Spin published a long and detailed review of Marshall Mathers LP, looking back at the world that has changed forever since the album was released.
The author set the mood with a detailed description of Eminem’s first nationally televised full-length concert, a private performance of his 2000 Anger Management Tour set. The parallel between Slim Shady and a psychopathic maniac – an easy one and offered by Marshal himself – runs through the entire article, starting as a fitting one and turning to a tired trope in the end.
The album, however, received nothing but praise:
Twenty years old this week, Marshall Mathers LP is the record the rest of his catalog is measured against. It cemented his place in the pantheon. If you include him in rap’s enduring GOAT conversation, as Zadie Smith did in her 2002 VIBE cover story, you point to Eminem’s incendiary third album with one hand and extend the middle finger of the other.
Eminem’s rhymes and wit were never sharper, his narratives never more convincing.

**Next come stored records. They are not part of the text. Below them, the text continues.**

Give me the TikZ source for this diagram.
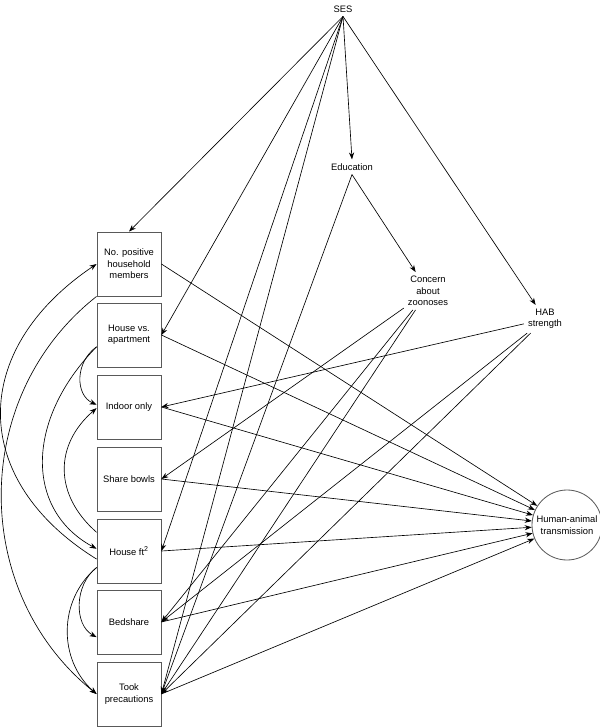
\documentclass[tikz,border=0pt]{standalone}
\usepackage{fontspec}
\setmainfont{Liberation Sans}
\usetikzlibrary{arrows.meta}

\begin{document}
\begin{tikzpicture}[x=0.03cm,y=-0.03cm,font=\fontsize{8}{9.8}\selectfont,
  box/.style={rectangle,draw=black!65,line width=0.7pt,minimum width=1.92cm,minimum height=1.92cm,align=center,inner sep=1pt},
  arr/.style={-{Stealth[length=6pt,width=4.4pt]},line width=0.55pt}]

%FRAME
\useasboundingbox (0,0) rectangle (600,727);
%FRAME

\node[](v8) at (343,9) {SES};
\node[](v9) at (352,167) {Education};
\node[align=center](v10) at (428,291) {Concern\\about\\zoonoses};
\node[align=center](v11) at (545,319) {HAB\\strength};
\node[circle,draw=black!65,line width=0.7pt,minimum size=2.1cm,align=center,inner sep=0pt](v12) at (567,525) {Human-animal\\transmission};

\node[box](v1) at (129,264) {No. positive\\household\\members};
\node[box](v2) at (129,335) {House vs.\\apartment};
\node[box](v3) at (129,407) {Indoor only};
\node[box](v4) at (129,479) {Share bowls};
\node[box](v5) at (129,551) {House ft\textsuperscript{2}};
\node[box](v6) at (129,622) {Bedshare};
\node[box](v7) at (129,694) {Took\\precautions};

\draw[arr] (v8.south) -- (v1.north);
\draw[arr] (v8.south) -- (v2.east);
\draw[arr] (v8.south) -- (v5.east);
\draw[arr] (v8.south) -- (v7.east);
\draw[arr] (v8.south) -- (v9.north);
\draw[arr] (v8.south) -- (v11);

\draw[arr] (v9.south) -- (v10);
\draw[arr] (v9.south) -- (v7.east);

\draw[arr] (v10) -- (v4.east);
\draw[arr] (v10) -- (v6.east);
\draw[arr] (v10) -- (v7.east);

\draw[arr] (v11) -- (v3.east);
\draw[arr] (v11) -- (v6.east);
\draw[arr] (v11) -- (v7.east);

\draw[arr] (v1.east) -- (v12);
\draw[arr] (v2.east) -- (v12);
\draw[arr] (v3.east) -- (v12);
\draw[arr] (v4.east) -- (v12);
\draw[arr] (v5.east) -- (v12);
\draw[arr] (v6.east) -- (v12);
\draw[arr] (v7.east) -- (v12);

%CURVES
\draw[arr] (v1.south west) .. controls (-30,396) and (-30,592) .. (v7.west);
\draw[arr] (v5.194) .. controls (-31,480) and (-31,350) .. (v1.west);
\draw[arr] (v2.200) .. controls (75,362) and (75,395) .. (v3.176);
\draw[arr] (v2.200) .. controls (25,420) and (25,510) .. (v5.176);
\draw[arr] (v5.150) .. controls (54,495) and (54,445) .. (v3.182);
\draw[arr] (v5.207) .. controls (74,585) and (74,625) .. (v6.205);
\draw[arr] (v5.207) .. controls (58,600) and (58,660) .. (v7.west);

\end{tikzpicture}
\end{document}
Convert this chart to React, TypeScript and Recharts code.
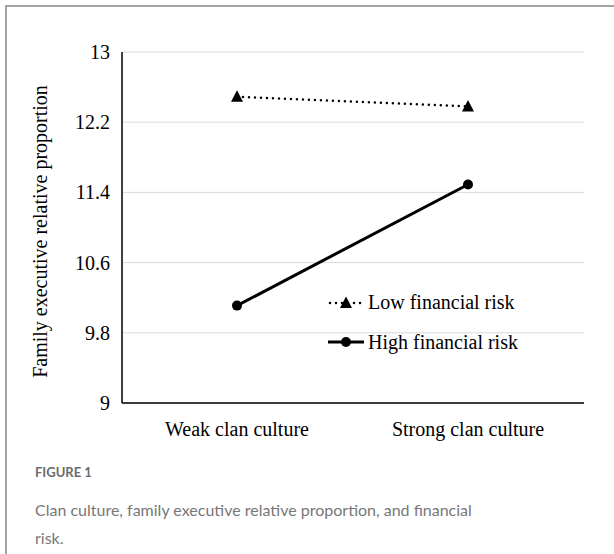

He was a chainsaw with endless fuel, on ecstasy but never on E. Antagonistic and angered, political and politically incorrect, jesting and juvenile — he cut down enemies and innocents like it was an autonomic function. Apart from “Kim,” the grotesque and screaming diatribe, his delivery was never more fluid or in the pocket. Chalk it up to the right combination of THC, pain pills and hallucinogens, the production from Mel-Man, the Bass Brothers, or Dre’s coaching.
The author pays special attention to Eminem’s lyrical skills:
Listening to verses of interlocking internal and end rhymes on “Kill You” or even lead single “The Real Slim Shady” is like watching a gymnast solve a Rubik’s Cube while performing a flawless Triple Double during a floor routine. Syllables in each block of language rotate swiftly on their axis, aligning as though they couldn’t be arranged another way. He flips in and out of cadences and character voices without a sidestep, perhaps only as a medaling Rap Olympian can.
The article comes to a halting stop with the statement that MMLP is Eminem’s peak and since then he has become a cringe-worthy parody of himself. Well, some people certainly grow in different directions. Still, it is an interesting take on Eminem’s classic.